Smoke rises from the Baiji oil refinery following combat between Isis militants and Iraqi forces in June. (Reuters)
Smoke rises from the Baiji oil refinery following combat between Isis and Iraqi forces in June Reuters

Islamic State (Isis) is believed to take home as much as $50m (£33m) per month from selling crude oil from the numerous wells it controls in Iraq and Syria, with smugglers exploiting routes into Turkey and beyond that were first carved out during the US sanctions on the regime of Saddam Hussein.

It is believed oil sales remained the group's largest single source of income and was a key reason the group had been able to maintain power over the territory in Iraq and Syria. IS sells cut-price oil to curry favour with powerful Sunni tribes in eastern Syria and western Iraq, and uses the excess cash to buy weapons and pay fighters.

Turkey has angrily denied that IS was smuggling oil through its territory after Russia published evidence that it said showed trucks entering the country. But in reality, there is little Turkey can do to stem smuggling routes that have been in operation for more than two decades. Many of those inside IS's oil industry were former officials under Hussein and possess excellent connections and established networks.

Associated Press reported that US officials have also been in talks with Turkey over energy infrastructure heading the other way, with equipment for extraction, refinement, and transport and energy production being smuggled into IS-held areas of Syria.

An official said IS management of its oil fields was "increasingly sophisticated" and has bolstered the group even as US air strikes take out key figures and infrastructure.

Existing network in Syria

AP suggested IS oil production in Syria currently stands at 30,000 barrels per day, while between 10,000 and 20,000 were sourced from fields near Mosul. IS sells oil on the black market at between $10 and $35 per barrel compared with $50 on international markets. Meanwhile, a report by the IS's finance ministry, the Diwan al-Rakaaez, showed revenues from oil sales from Syria alone last April totalled $46.7m.

The report put the number of oil wells under IS control in Syria at 253, saying 161 of them were operational. Running the wells were 275 engineers and 1,107 workers, it said. The report covered the month immediately after IS was ousted from a major oilfield near the city of Kirkuk, showing that even the US-backed assaults on IS-held oil fields were not having a major impact on the terrorist oil infrastructure as a whole.

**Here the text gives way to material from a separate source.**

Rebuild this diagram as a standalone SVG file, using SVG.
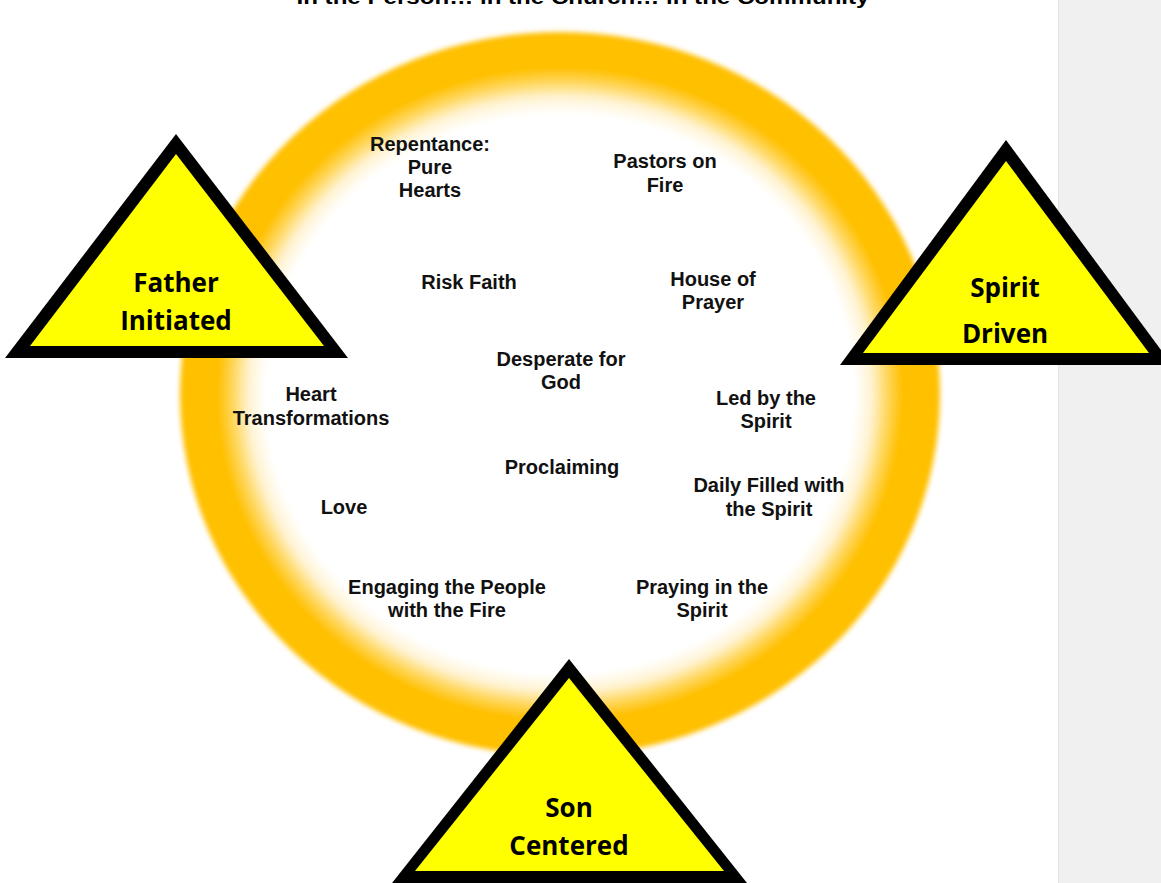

IS was able to step into an already established oil industry in eastern Syria when it began capturing territory in 2014. Most of the wells had been operated by the Al-Furat Petroleum Company, a Royal Dutch Shell affiliate, and produced relatively high-quality crude oil that had a low concentration of sulphur and was relatively easy to process, according to a 2015 report into the IS oil industry.

Syria oil wells
A map of Syria's oil wells and which groups control them @Karybdamoid/ Twitter

Once the oil was pumped to the surface, it was either lightly refined on site in makeshift, trailer refineries – to be sold on the local market – or loaded into trucks that carried it over the Turkish border. Kurdish and Turkish maintenance crews travel overland under heavy guard to work on the wells and the refineries in IS-held territory, according to the Iraqi officials, while senior officials from Iraq's state-owned, northern-based oil companies have been employed by IS.

A number of detailed reports into the IS oil industry including by the Financial Times and the Guardian have revealed how sophisticated the IS oil smuggling operation is and the network has been raised regularly during the debate in Britain's House of Commons over the increase in air strikes on IS-held positions in Syria following the Paris attacks.

Labour leader Jeremy Corbyn, who opposes the action, called for tougher restrictions on the sale and smuggling of IS oil rather than military action, echoing calls from the UN on 17 November, which urged the Security Council to order that all trucks carrying oil from areas controlled by IS are halted to stem the flow of illicit oil.

It has also buoyed Russia, which has been quick to point the finger of blame at Turkey after the shooting down of the Su-24 jet over Syria in November. Russian state media reported on 2 November that Russian air strikes hit 32 oil complexes, 11 refineries, 23 oil pumping stations, adding the Russian military had also destroyed 1,080 trucks carrying oil products. It said: "These [air strikes] helped reduce the trade of the oil illegally extracted on the Syrian territory by almost 50%."